- Promotional poster
- Directed by: Nico Mastorakis
- Screenplay by: Nico Mastorakis; Fred Perry;
- Produced by: Nico Mastorakis
- Starring: Meg Foster; Wings Hauser; Robert Morley;
- Cinematography: Andreas Bellis
- Edited by: Bruce Cannon; Nico Mastorakis;
- Music by: Hans Zimmer; Stanley Myers;
- Production company: Omega Pictures
- Distributed by: DPI Propaganda
- Release date: November 17, 1986;
- Running time: 92 minutes
- Countries: United States; Greece;
- Language: English

= The Wind (1986 film) =

The Wind (also known as The Edge of Terror and Terror's Edge) is a 1986 slasher film co-written, produced, co-edited and directed by Nico Mastorakis. It stars Meg Foster, Wings Hauser, Robert Morley, and David McCallum. The film follows a novelist who is under attack by an assailant during a windy night in Monemvasia. An international co-production between the United States and Greece.

==Plot==
American novelist Sian Anderson travels to the solitude of Greek island Monemvasia from her Los Angeles home to write her newest mystery book. She rents a home owned by Elias Appelby, an eccentric elderly man, who advises her that a strong and massive wind will occur throughout the night, and that he recommends she stay indoors while the wind blows from the sea. After Elias leaves, Sian is met by Phil, a gruff handyman and fellow American who also lives on the property.

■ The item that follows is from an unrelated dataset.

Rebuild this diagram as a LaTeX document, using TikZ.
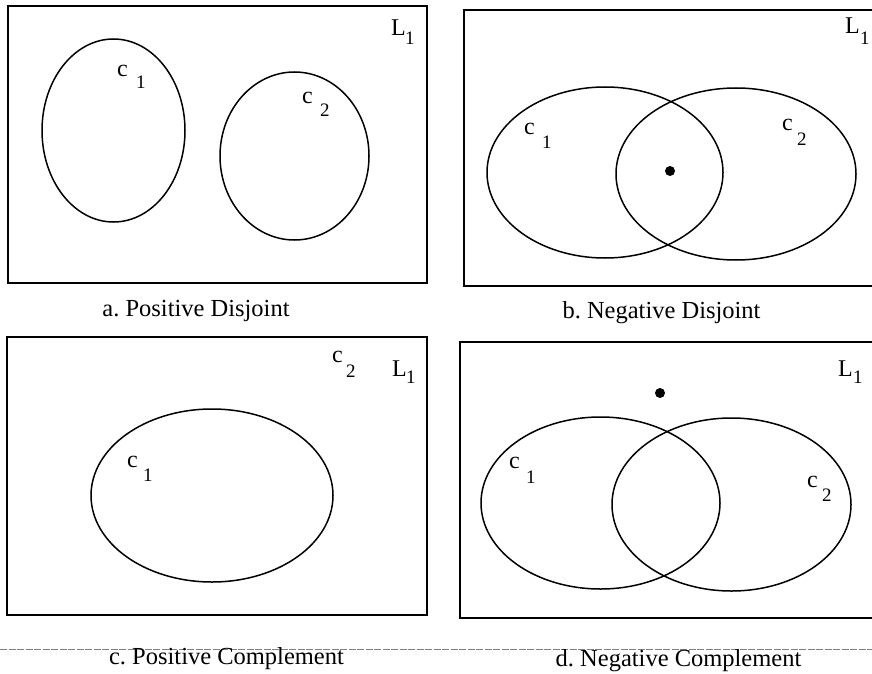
\documentclass[tikz,border=0pt]{standalone}
\usepackage{fontspec}
\setmainfont{Liberation Serif}
\frenchspacing
\begin{document}
\begin{tikzpicture}[x=1pt,y=-1pt,
  frame/.style={draw=black,line width=1.6pt},
  setline/.style={draw=black,line width=1.5pt},
  lbl/.style={anchor=base west,inner sep=0pt,font=\fontsize{24}{26}\selectfont},
  sublbl/.style={anchor=base west,inner sep=0pt,font=\fontsize{19}{21}\selectfont},
  caption/.style={anchor=base,inner sep=0pt,font=\fontsize{24.5}{27}\selectfont},
  elem/.style={circle,fill=black,inner sep=0pt,minimum size=10pt}]
\useasboundingbox (0,0) rectangle (872,674);

% ---------- panel a ----------
\draw[frame] (8,6) rectangle (427,283);
\draw[setline] (113.5,130.5) ellipse [x radius=71.5, y radius=91.5];
\draw[setline] (294.5,156) ellipse [x radius=74.5, y radius=84];
\node[lbl] (ac1) at (117,77) {c};
\node[sublbl] (ac1s) at (136,89) {1};
\node[lbl] (ac2) at (302,103) {c};
\node[sublbl] (ac2s) at (320,117) {2};
\node[lbl] (aL) at (391,36) {L};
\node[sublbl] (aLs) at (405,45) {1};
\node[caption] (capa) at (196,316) {a. Positive Disjoint};

% ---------- panel b ----------
\draw[frame] (874,10) -- (464,10) -- (464,286) -- (874,286);
\draw[setline] (605,172.5) ellipse [x radius=118, y radius=85.5];
\draw[setline] (736,174) ellipse [x radius=120, y radius=86];
\node[elem] (bdot) at (670,171) {};
\node[lbl] (bc1) at (524,135) {c};
\node[sublbl] (bc1s) at (542,148) {1};
\node[lbl] (bc2) at (782,131) {c};
\node[sublbl] (bc2s) at (797,146) {2};
\node[lbl] (bL) at (845,34) {L};
\node[sublbl] (bLs) at (860,45) {1};
\node[caption] (capb) at (661.5,318) {b. Negative Disjoint};

% ---------- panel c ----------
\draw[frame] (7,337) rectangle (427,615);
\draw[setline] (212,495.5) ellipse [x radius=121, y radius=86.5];
\node[lbl] (cc1) at (127,467) {c};
\node[sublbl] (cc1s) at (143,481) {1};
\node[lbl] (cc2) at (332,362) {c};
\node[sublbl] (cc2s) at (346,377) {2};
\node[lbl] (cL) at (392,376) {L};
\node[sublbl] (cLs) at (406,383) {1};

% ---------- panel d ----------
\draw[frame] (874,342) -- (460,342) -- (460,618) -- (874,618);
\draw[setline] (600.5,503) ellipse [x radius=119.5, y radius=86];
\draw[setline] (731.5,504.5) ellipse [x radius=119.5, y radius=86.5];
\node[elem] (ddot) at (660,393) {};
\node[lbl] (dc1) at (509,468) {c};
\node[sublbl] (dc1s) at (526,483) {1};
\node[lbl] (dc2) at (807,487) {c};
\node[sublbl] (dc2s) at (822,501) {2};
\node[lbl] (dL) at (838,376) {L};
\node[sublbl] (dLs) at (853,383) {1};

% ---------- bottom rule and captions ----------
\coordinate (ruleL) at (0,649);
\coordinate (ruleR) at (872,649);
\draw[gray,line width=0.6pt,dash pattern=on 7pt off 1.5pt] (ruleL) -- (ruleR);
\node[caption] (capc) at (226.5,664) {c. Positive Complement};
\node[caption] (capd) at (678.5,666) {d. Negative Complement};
\end{tikzpicture}
\end{document}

That night, Phil murders Elias after he attempts to fire him. Sian later witnesses Phil burying something from a distance. When she goes to investigate, she finds Elias's corpse. Terrified, she phones her boyfriend, John, back in Los Angeles, and asks him to report the crime, as she does not know the emergency number in Greece. She also tries to call Elias's wife, whose phone number she locates, but is unable to communicate with her as she does not speak English. Phil, realizing that Sian knows what happened, breaks into the house through the basement. Armed with a sickle, Phil attempts to attack Sian, but Sian thwarts him by closing the basement hatch and pouring kerosene on him. In the basement, Phil taunts Sian by toying with the generator, causing the lights to go on and off.

Hiding in an upstairs room of the home, Sian later hears Elias's wife arrive at the house, calling out for her husband. As she wanders toward the entry, Phil stabs her to death. Sian manages to phone John again, who tells her he has two operators attempting to reach Greek authorities. Soon after, the local police station on Monemvasia receives a call about a woman in distress at the Appleby estate. Kesner, an American marine captain stranded on the island due to the weather, offers to go help Sian, who has locked herself in the house. She allows him in and is momentarily at ease, until Kesner is murdered by Phil, who has infiltrated the house. Sian discovers Kesner stabbed to death in an upstairs bedroom, along with the corpses of Elias and his wife stuffed inside a closet.

Cornered and helpless, Sian recalls that Elias had mentioned several locked closets in the home, which he used to store his son's hunting weapons, and had requested she leave them unbothered. Sian locates the closets and breaks into them, arming herself with a rifle. She begins to shoot at Phil from a second-story window, as he raves maniacally below. Phil then proceeds to scale a wall, reaching a balcony on the second story of the home, where Sian has created a booby trap on one of the door shutters by pulling it against the wind current with a piece of rope; as Phil approaches her, she slashes the rope with a knife, forcing the door to swing out and strike Phil, causing him to impale himself on his sickle before falling to the ground below.

Presuming Phil dead, Sian flees the house, stumbling through stone pathways toward the villa. In a corridor, the ground gives out and she falls into a cavern beneath the street, where she finds a man's skeleton. At dawn, Sian finds a way out of the caverns, and ends up on a rock wall along the coast, where she sees a young honeymooning couple driving down the road. She calls out to them, but they do not hear her. She is then met by Phil, who survived his earlier fall. He begins chasing Sian, who flees through the winding cliffside pathways. Phil eventually corners Sian and attempts to strike her with the sickle, but a gust of wind forces him to lose his footing, and he falls to his death.

==Release==
The Wind was released on VHS in the United States by Lightning Video in 1987, and by PolyGram Video in the United Kingdom as The Edge of Terror. Simitar Entertainment released the film on DVD on June 29, 1999, with Image Entertainment later releasing the film on March 25, 2003. On January 31, 2020, Arrow Video announced that they will be issuing The Wind on Blu-ray, which was released on April 14.